Given the large number of compute cores, a high degree of parallelism is mandatory to exploit the compute performance of the GPU. Another important feature of GPUs is that they can switch the context within one clock cycle. Therefore, if the processing stalls on one instruction stream, the GPU switches automatically to the next, hiding the latencies, for example due to cache misses. However, this requires even more tasks to be available for computation.

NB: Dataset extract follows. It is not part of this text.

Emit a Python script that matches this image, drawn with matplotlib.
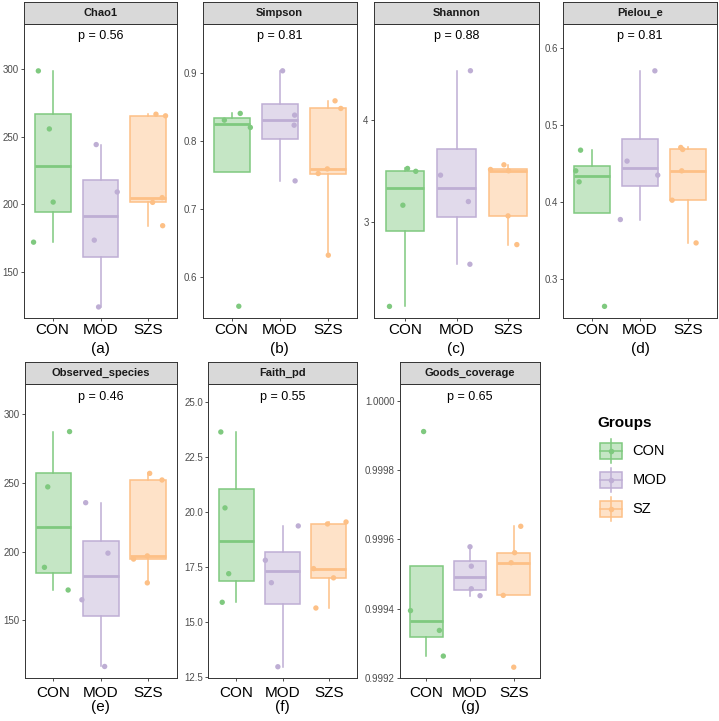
import matplotlib
matplotlib.use("Agg")
import matplotlib.pyplot as plt
from matplotlib.colors import to_rgba
from matplotlib.patches import Rectangle
from matplotlib.ticker import FormatStrFormatter

plt.rcParams['font.family'] = ['Liberation Sans', 'DejaVu Sans']

W, H = 719, 721

groups = ["CON", "MOD", "SZS"]
legend_labels = ["CON", "MOD", "SZ"]
colors = ["#7FC97F", "#BEAED4", "#FDC086"]

metrics = ["Chao1", "Simpson", "Shannon", "Pielou_e",
           "Observed_species", "Faith_pd", "Goods_coverage"]
p_values = [0.56, 0.81, 0.88, 0.81, 0.46, 0.55, 0.65]
tags = ["(a)", "(b)", "(c)", "(d)", "(e)", "(f)", "(g)"]

########################### data ###########################

chao1_con = [298.9, 255.9, 201.7, 172.0]
chao1_mod = [244.3, 209.2, 173.5, 124.0]
chao1_szs = [266.8, 265.6, 205.0, 201.5, 184.2]

simpson_con = [0.8403, 0.8304, 0.8197, 0.557]
simpson_mod = [0.9029, 0.8378, 0.823, 0.7412]
simpson_szs = [0.8588, 0.8476, 0.7588, 0.752, 0.632]

shannon_con = [2.17, 3.164, 3.525, 3.497]
shannon_mod = [4.485, 3.459, 3.2, 2.584]
shannon_szs = [3.515, 3.561, 3.502, 3.059, 2.777]

pielou_con = [0.4671, 0.4403, 0.426, 0.2645]
pielou_mod = [0.570, 0.4529, 0.4347, 0.3771]
pielou_szs = [0.4706, 0.468, 0.4403, 0.4022, 0.3468]

observed_con = [287.2, 247.0, 188.5, 172.0]
observed_mod = [235.5, 198.8, 164.9, 116.4]
observed_szs = [256.8, 252.0, 196.8, 194.5, 177.2]

faith_con = [23.65, 20.2, 17.21, 15.91]
faith_mod = [19.38, 17.82, 16.80, 12.98]
faith_szs = [19.47, 19.56, 17.44, 17.02, 15.65]

goods_con = [0.999911, 0.999395, 0.999338, 0.999264]
goods_mod = [0.999579, 0.999523, 0.999458, 0.999438]
goods_szs = [0.999638, 0.999562, 0.999533, 0.999439, 0.999232]

values = {
    "Chao1": [chao1_con, chao1_mod, chao1_szs],
    "Simpson": [simpson_con, simpson_mod, simpson_szs],
    "Shannon": [shannon_con, shannon_mod, shannon_szs],
    "Pielou_e": [pielou_con, pielou_mod, pielou_szs],
    "Observed_species": [observed_con, observed_mod, observed_szs],
    "Faith_pd": [faith_con, faith_mod, faith_szs],
    "Goods_coverage": [goods_con, goods_mod, goods_szs],
}

# horizontal jitter of each dot (as seen in the figure)
jitter = {
    "Chao1": [[-0.30, -0.07, 0.01, -0.40], [-0.09, 0.35, -0.13, -0.04], [0.16, 0.36, 0.29, 0.09, 0.30]],
    "Simpson": [[0.18, -0.15, 0.39, 0.15], [0.06, 0.31, 0.30, 0.32], [0.15, 0.27, -0.01, -0.20, 0.01]],
    "Shannon": [[-0.30, -0.04, 0.05, 0.21], [0.27, -0.31, 0.23, 0.26], [-0.34, -0.08, 0.01, 0.0, 0.17]],
    "Pielou_e": [[-0.24, -0.34, -0.27, 0.26], [0.31, -0.27, 0.37, -0.41], [-0.15, -0.11, -0.13, -0.33, 0.17]],
    "Observed_species": [[0.34, -0.12, -0.19, 0.31], [-0.32, 0.15, -0.40, 0.08], [0.03, 0.29, -0.02, -0.31, -0.02]],
    "Faith_pd": [[-0.33, -0.24, -0.16, -0.30], [0.34, -0.37, -0.24, -0.10], [-0.03, 0.37, -0.33, 0.10, -0.28]],
    "Goods_coverage": [[-0.06, -0.36, 0.30, 0.39], [0.0, 0.03, 0.03, 0.23], [0.16, 0.02, -0.06, -0.24, 0.0]],
}

########################### layout ####################################

# plot area in pixels: left, top, right, bottom
boxes_px = {
    "Chao1": (24, 23.5, 177, 318.3),
    "Simpson": (202.7, 23.5, 356.7, 318.3),
    "Shannon": (374, 23.5, 539, 318.3),
    "Pielou_e": (563.3, 23.5, 716.7, 318.3),
    "Observed_species": (25, 384, 176.7, 678.3),
    "Faith_pd": (208.3, 384, 356.7, 678.3),
    "Goods_coverage": (400, 384, 540, 678.3),
}
ylims = {
    "Chao1": (115.6, 334), "Simpson": (0.5393, 0.9724), "Shannon": (2.053, 4.949),
    "Pielou_e": (0.249, 0.6314), "Observed_species": (107.8, 321.8),
    "Faith_pd": (12.455, 25.83), "Goods_coverage": (0.9992, 1.000048),
}
yticks = {
    "Chao1": [150, 200, 250, 300], "Simpson": [0.6, 0.7, 0.8, 0.9], "Shannon": [3, 4],
    "Pielou_e": [0.3, 0.4, 0.5, 0.6], "Observed_species": [150, 200, 250, 300],
    "Faith_pd": [12.5, 15.0, 17.5, 20.0, 22.5, 25.0],
    "Goods_coverage": [0.9992, 0.9994, 0.9996, 0.9998, 1.0000],
}
yfmt = {
    "Chao1": "%d", "Simpson": "%.1f", "Shannon": "%d", "Pielou_e": "%.1f",
    "Observed_species": "%d", "Faith_pd": "%.1f", "Goods_coverage": "%.4f",
}


def fig_rect(l, t, r, b):
    return [l / W, 1 - b / H, (r - l) / W, (b - t) / H]


fig = plt.figure(figsize=(W / 100, H / 100), dpi=100)
border = "#333333"

for i, m in enumerate(metrics):
    l, t, r, b = boxes_px[m]
    row2 = t > 300
    ax = fig.add_axes(fig_rect(l, t, r, b))
    vals = values[m]
    pos = [1, 2, 3]
    bp = ax.boxplot(vals, positions=pos, widths=0.75, patch_artist=True,
                    showfliers=False, showcaps=False, whis=1.5)
    for k, c in enumerate(colors):
        bp['boxes'][k].set_facecolor(to_rgba(c, 0.45))
        bp['boxes'][k].set_edgecolor(c)
        bp['boxes'][k].set_linewidth(1.1)
        bp['medians'][k].set_color(c)
        bp['medians'][k].set_linewidth(2.0)
        for w in bp['whiskers'][2 * k:2 * k + 2]:
            w.set_color(c)
            w.set_linewidth(1.1)
    for k, c in enumerate(colors):
        xs = [pos[k] + j for j in jitter[m][k]]
        ax.scatter(xs, vals[k], s=15, color=c, edgecolor='none', zorder=4)

    ax.set_xlim(0.4, 3.6)
    ax.set_ylim(*ylims[m])
    ax.set_yticks(yticks[m])
    ax.yaxis.set_major_formatter(FormatStrFormatter(yfmt[m]))
    ax.set_xticks(pos)
    ax.set_xticklabels(groups)
    ax.tick_params(axis='y', labelsize=7, length=2.4, width=0.6, pad=1.5,
                   colors=border, labelcolor='#4D4D4D')
    ax.tick_params(axis='x', labelsize=11, length=2.4, width=0.6,
                   pad=2.9 if row2 else 1.2, colors=border, labelcolor='black')
    for s in ax.spines.values():
        s.set_color(border)
        s.set_linewidth(0.7)
    ax.text(2, 0.957, "p = %.2f" % p_values[i], transform=ax.get_xaxis_transform(),
            ha='center', va='center', fontsize=9)

    # facet strip
    sh = 22 if row2 else 21.5
    sax = fig.add_axes(fig_rect(l, t - sh, r, t))
    sax.set_facecolor('#D9D9D9')
    sax.set_xticks([])
    sax.set_yticks([])
    for s in sax.spines.values():
        s.set_color(border)
        s.set_linewidth(0.7)
    sax.text(0.5, 0.5, m, ha='center', va='center', fontsize=8,
             fontweight='bold', color='#1A1A1A', transform=sax.transAxes)

    # panel tag
    fig.text((l + r) / 2 / W, 1 - (706.5 if row2 else 348.5) / H, tags[i],
             ha='center', va='center', fontsize=11)

########################### legend ####################################

lax = fig.add_axes([0, 0, 1, 1], zorder=-1)
lax.set_xlim(0, W)
lax.set_ylim(H, 0)
lax.axis('off')
lax.text(597, 423.3, "Groups", ha='left', va='center', fontsize=11, fontweight='bold')
for k, (lab, c) in enumerate(zip(legend_labels, colors)):
    yc = 451 + 29 * k
    lax.plot([611, 611], [yc - 12, yc + 12], color=c, lw=1.1)
    lax.add_patch(Rectangle((600, yc - 7.7), 22, 15.4, facecolor=to_rgba(c, 0.45),
                            edgecolor=c, lw=1.1))
    lax.plot([600, 622], [yc, yc], color=c, lw=1.1)
    lax.plot([611], [yc], 'o', color=c, ms=4, mec='none')
    lax.text(632.7, yc, lab, ha='left', va='center', fontsize=10.5)

plt.savefig("out.png", dpi=100)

The third performance-relevant element is the transfer of the data to and from the host memory. Although GPUs can perform random access reads and writes directly to the host memory, those instructions are particularly slow and therefore expensive. A good solution is to copy a larger memory block for the subsequent processing to the GPUs local memory and then later copy the processed result back. Ideally these three steps can happen simultaneously when the result of the previous processing is sent back to the host memory, the current is being processed, and the data for the next step is fetched. GPUs support such simultaneous operations using their powerful DMA engines. However, the algorithm must be implemented accordingly.

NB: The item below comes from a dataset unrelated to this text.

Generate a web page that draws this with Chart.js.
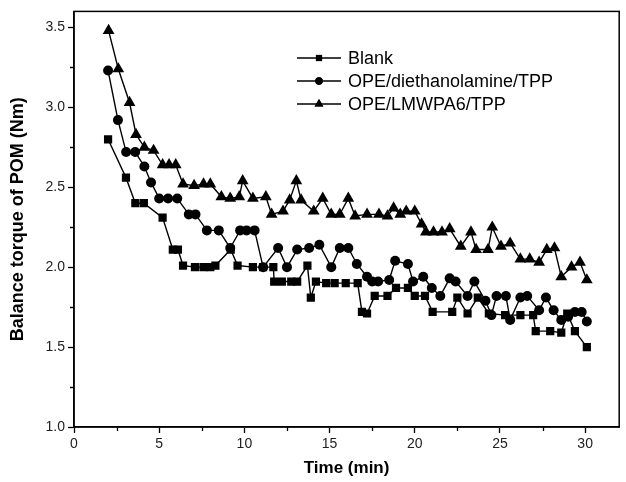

The ALICE event reconstruction algorithms implement all features highlighted above. It almost exclusively uses single-precision floating-point operations, utilising a much higher GPU compute performance. Initially, the GPU utilisation was rather low. This was caused by the fact that the various tracklets have different lengths. Consequently, one long tracklet in a compute engine would leave all other cores with shorter tracklets in a stall. Therefore, longer tracklets were broken up into several shorter tracklets, which were at first processed independently. To achieve the highest possible utilisation, the different compute engines are assigned tracklets dynamically by a scheduler. A postprocessor then merges these tracklets to the long tracks in the detector. The incurred extra work is overcompensated by the higher utilisation of the GPU.
Performance and results
There are a variety of performance numbers for the described reconstruction software, of which we present a selection here. First, the processing time of a data set depends linearly on the number of clusters to be processed. The AMD MI50 GPU replaces about 90 CPU cores (AMD Rome 3.3 GHz). This means that a CPU-only compute farm would have cost seven times the amount of the hybrid GPU/CPU cluster. Concerning the particle reconstruction, the transverse and longitudinal position resolution inside the TPC is 0.6 and 0.8mm, respectively, depending on the momentum of the particle. The relative transverse momentum (pT) resolution varies from 1% (pT < 1GeV/c) to 10% (pT < 20GeV/c). The track reconstruction efficiency is better than 95% for pT < 0.2GeV/c.
ALICE is the first LHC experiment to use GPUs to the fullest extent possible. This design resulted in a cost saving of $36m for the EPN compute farm. The use of GPUs also provides a significant reduction of power consumption by the EPN compute farm. Therefore, this system is both economical and ecological. Over 95% of the reconstruction software runs on GPUs. The CPUs mostly perform data orchestration and house-keeping functionalities. The next steps, which are currently being pursued, are the adaptation of the remaining offline or asynchronous software to also use GPUs to the largest extent possible.